How does the body work?

Anatomical drawing of back of a person. Illustrated skeleton and some tissue.

Our bodies contain several different systems and are made up of tissues and organs. All the systems work together in a complicated way to break down foods, intake oxygen, expel waste, communicate between each other, process outside stimuli, and more.

Read a short description of what each body system does here https://www.healthline.com/human-body-maps and watch the short video below.

In particular, the cardiovascular and respiratory systems work together to get oxygen out of the atmosphere and move that oxygen to various organs and tissues. The lungs help to oxygenate the blood, the heart then pumps that blood out to the other parts of the body, and blood vessels circulate the oxygenated blood around the body, and bring carbon dioxide to the lungs to exhale.

Organic changes in the cardiovascular system can lead to heart disease – the leading cause of death for most demographic groups in the US. https://www.cdc.gov/heart-disease/about/index.html. One of the most common system-wide changes is atherosclerosis, the narrowing and hardening of arteries throughout the body. This process can lead to heart attacks, pain in the chest, strokes, and other consequences. Heart attacks (myocardial infarctions) usually happen when the blood supply and oxygen are disrupted to a part of the heart and the heat cells begin to die. This tends to happen because the coronary arteries become closed off or narrow.

Similarly, strokes happen either because of a bleed in the blood vessels in the brain, or a lack of blood and thus oxygen to a part of the brain. Both strokes and heart attacks can be fatal or survivable, depending on the size of the damaged tissue.

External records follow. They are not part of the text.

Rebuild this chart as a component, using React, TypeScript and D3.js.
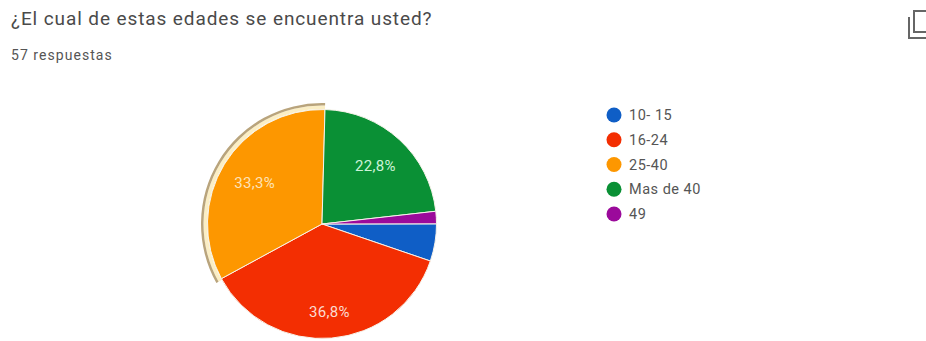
import React from "react";
import * as d3 from "d3";

const categories = ["10- 15", "16-24", "25-40", "Mas de 40", "49"];
const responses = [3, 21, 19, 13, 1];
const sliceLabels = ["", "36,8%", "33,3%", "22,8%", ""];
const colors = ["#0f5ec6", "#f32e02", "#fd9700", "#0a9035", "#9b0a9b"];
const labelColors = ["", "#fbdcd2", "#fde3b8", "#cdf3d8", ""];
const title = "¿El cual de estas edades se encuentra usted?";
const subtitle = "57 respuestas";

const WIDTH = 926;
const HEIGHT = 341;
const CX = 322;
const CY = 224;
const RADIUS = 114.5;
// Small clockwise turn of the whole pie, in radians.
const ROTATION = 0.026;
// Distance of each slice label from the centre, as a share of the radius.
const LABEL_DISTANCE = [0.7, 0.77, 0.69, 0.69, 0.7];

export default function App() {
  const total = d3.sum(responses);
  // The first slice begins after the last two categories, which wrap past twelve o'clock.
  const start = (2 * Math.PI * (responses[3] + responses[4])) / total + ROTATION;
  const slices = d3
    .pie<number>()
    .sort(null)
    .startAngle(start)
    .endAngle(start + 2 * Math.PI)(responses);

  const slice = d3.arc<d3.PieArcDatum<number>>().innerRadius(0).outerRadius(RADIUS);

  // Selection ring around the highlighted slice.
  const hi = slices[2];
  const ring = (r0: number, r1: number) =>
    d3.arc()({
      innerRadius: r0,
      outerRadius: r1,
      startAngle: hi.startAngle - 0.012,
      endAngle: hi.endAngle,
    }) as string;

  const legendY = d3
    .scalePoint<string>()
    .domain(categories)
    .range([115, 214]);

  const font = "Roboto, Arial, sans-serif";

  return (
    <svg
      width={WIDTH}
      height={HEIGHT}
      viewBox={`0 0 ${WIDTH} ${HEIGHT}`}
      style={{ position: "absolute", left: 0, top: 0, background: "#fff" }}
      fontFamily={font}
    >
      <text x={11} y={25} fontSize={19} letterSpacing={0.9} fill="#4a4a4a">
        {title}
      </text>
      <text x={11} y={60} fontSize={14} letterSpacing={1.05} fill="#555">
        {subtitle}
      </text>

      <g transform={`translate(${CX},${CY})`}>
        <path d={ring(115, 118.5)} fill="#fbeec4" />
        <path d={ring(118.5, 121)} fill="#b9a47c" />
        {slices.map((d, i) => (
          <path key={categories[i]} d={slice(d) as string} fill={colors[i]} stroke="#f7f3ea" strokeWidth={1} />
        ))}
        {slices.map((d, i) => {
          if (!sliceLabels[i]) return null;
          const r = RADIUS * LABEL_DISTANCE[i];
          const [x, y] = d3
            .arc<d3.PieArcDatum<number>>()
            .innerRadius(r)
            .outerRadius(r)
            .centroid(d);
          return (
            <text
              key={sliceLabels[i]}
              x={x}
              y={y}
              dy="0.35em"
              textAnchor="middle"
              fontSize={15}
              letterSpacing={0.3}
              fill={labelColors[i]}
            >
              {sliceLabels[i]}
            </text>
          );
        })}
      </g>

      {categories.map((c, i) => (
        <g key={c} transform={`translate(0,${legendY(c)})`}>
          <circle cx={614} cy={0} r={7.5} fill={colors[i]} />
          <text x={629} y={0} dy="0.35em" fontSize={14.5} letterSpacing={0.5} fill="#555">
            {c}
          </text>
        </g>
      ))}

      {/* Copy icon */}
      <g fill="none" stroke="#666" strokeWidth={2}>
        <rect x={914} y={11} width={16} height={21} />
        <path d="M909 17V38H926" />
      </g>
    </svg>
  );
}
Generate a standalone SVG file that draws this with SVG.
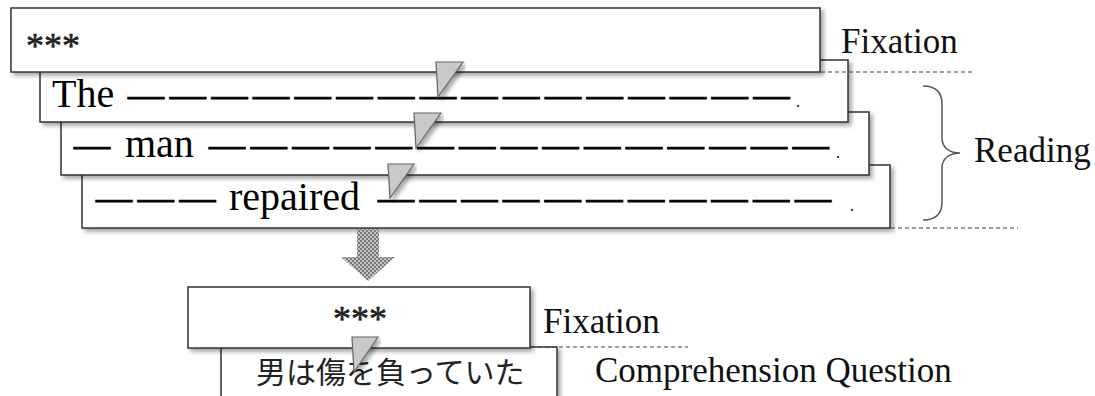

Another leading cause of death is cancer. Cancer is a name given to several related diseases. In general, when people have cancer, some cells in their bodies divide uncontrolled and spread to other tissues. https://www.cancer.gov/about-cancer/understanding/what-is-cancer Cancer can happen for various reasons, but commonly it happens because of genes inherited from our parents, or exposure to toxins, infectious agents, radiation and others.